A new independent investigation by Flashpoint Global Partners (FGP) reveals that despite the claims by the National Security Agency (NSA), documents leaked by whistle blower Edward Snowden did not damage America's National Security by alerting Al Qaida they were being spied on. There have been no real consequences and Al Qaida has not changed the way they communicate because of the leaks. Al Qaida changed the way they communicate long before the revelations by Snowden.
Despite the independent findings, Director of National Intelligence James Clapper -- who came under fire for admittedly lying
to the U.S. Congress -- is now claiming that Snowden's leaks also aided in the rise of the Islamic State of Iraq and Syria (ISIS) and assisted Russia's alleged occupation of Crimea. Contrary to Clapper's insinuations that Snowden aided Al Qaida and Washington's claims that Snowden damaged National Security
there is little evidence supporting those claims
as being factual.
FGP's investigation suggests that none of those things are true and that Al Qaida has been well aware of encryption and how to use it because they knew they were already being spied on. Long before Snowden began leaking the information Al Qaida and other terrorist groups were already encrypting their communications. In fact, Al Qaida was using encryption long before 9/11
. Snowden's leaks only confirmed what Al Qaida knew all along -- that their communications were targeted by the NSA.
Snowden's leaks started going public June 05, 2013. FGP's analysis of the leaks challenge all the assertions made by the U.S. government, noting
that there is no correlation between Snowden's leaks and the impact on the revelations about the NSA's spying. Other Islamic groups, including ISIS, have simply extended their existing encryption schemes to new devices and technologies including cell phones, chat software and texting. Regardless of the FGP's findings, corporations associated with the U.S. government are still attempting to frame Snowden as a traitor.
The investigation by FGP
focused on the significance of several online communications encryption tools released by Jihadi-affiliated groups once the leaks started by Snowden. FGP used proprietary software they developed to mine the dark web for open source information posted in top Jihadi social networking platforms looking for evidence that Snowden's revelations had a measurable impact on the logistical subterfuge technologies of terrorist organizations and found very little information indicating Snowden's leaks caused Al Qaida to develop more secure digital communications and/or encryption.
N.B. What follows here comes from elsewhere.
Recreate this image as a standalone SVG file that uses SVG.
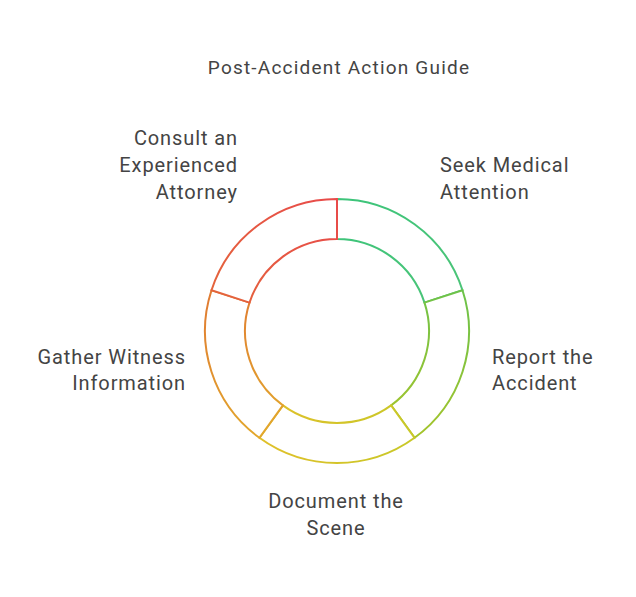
<svg xmlns="http://www.w3.org/2000/svg" width="636" height="597" viewBox="0 0 636 597">
<style>
text{font-family:Roboto,"Liberation Sans",sans-serif;font-size:20px;letter-spacing:0.9px;fill:#444}
.seg{fill:#fff;stroke-width:2}
.r{text-anchor:end}
.m{text-anchor:middle}
</style>
<defs>
<linearGradient id="g1" x1="337" y1="199" x2="462" y2="300" gradientUnits="userSpaceOnUse"><stop offset="0" stop-color="#3cc47a"/><stop offset="1" stop-color="#4cc478"/></linearGradient>
<linearGradient id="g2" x1="462" y1="290" x2="414" y2="438" gradientUnits="userSpaceOnUse"><stop offset="0" stop-color="#6cc24a"/><stop offset="1" stop-color="#a6c42a"/></linearGradient>
<linearGradient id="g3" x1="414" y1="438" x2="259" y2="438" gradientUnits="userSpaceOnUse"><stop offset="0" stop-color="#c8c828"/><stop offset="1" stop-color="#e0c02a"/></linearGradient>
<linearGradient id="g4" x1="259" y1="438" x2="211" y2="290" gradientUnits="userSpaceOnUse"><stop offset="0" stop-color="#e2a82c"/><stop offset="1" stop-color="#e07a32"/></linearGradient>
<linearGradient id="g5" x1="211" y1="290" x2="337" y2="199" gradientUnits="userSpaceOnUse"><stop offset="0" stop-color="#e4643c"/><stop offset="1" stop-color="#e84a4a"/></linearGradient>
</defs>
<rect width="636" height="597" fill="#fff"/>
<text x="339" y="74" class="m" style="font-size:19px;letter-spacing:1.2px">Post-Accident Action Guide</text>
<g id="connectors"></g>
<g id="seek"><path class="seg" stroke="url(#g1)" d="M337,199 A132,132 0 0 1 462.5,290.2 L424.5,302.6 A92,92 0 0 0 337,239 Z"/>
<text x="440" y="172">Seek Medical</text><text x="440" y="199">Attention</text></g>
<g id="report"><path class="seg" stroke="url(#g2)" d="M462.5,290.2 A132,132 0 0 1 414.6,437.8 L391.1,405.4 A92,92 0 0 0 424.5,302.6 Z"/>
<text x="492" y="364">Report the</text><text x="492" y="390">Accident</text></g>
<g id="document"><path class="seg" stroke="url(#g3)" d="M414.6,437.8 A132,132 0 0 1 259.4,437.8 L282.9,405.4 A92,92 0 0 0 391.1,405.4 Z"/>
<text x="336" y="508" class="m">Document the</text><text x="336" y="535" class="m">Scene</text></g>
<g id="gather"><path class="seg" stroke="url(#g4)" d="M259.4,437.8 A132,132 0 0 1 211.5,290.2 L249.5,302.6 A92,92 0 0 0 282.9,405.4 Z"/>
<text x="186" y="364" class="r">Gather Witness</text><text x="186" y="390" class="r">Information</text></g>
<g id="consult"><path class="seg" stroke="url(#g5)" d="M211.5,290.2 A132,132 0 0 1 337,199 L337,239 A92,92 0 0 0 249.5,302.6 Z"/>
<text x="238" y="145" class="r">Consult an</text><text x="238" y="172" class="r">Experienced</text><text x="238" y="199" class="r">Attorney</text></g>
</svg>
According to the FGP’s analysts Juhadists didn’t care about Snowden’s revelations. They were more interested in discussing newly released encryption software that was tailored to their cause. The report from FGP goes on to list various secure communications packages Jihadists used, noting that a definitive answer to the relevance of Snowden’s leaks is only possible with access to “classified information or other credible sources that reveal the inner workings of terrorist organizations.” Results of the study
were also limited due to the lack of access to those responsible for providing Jihadi encryption software.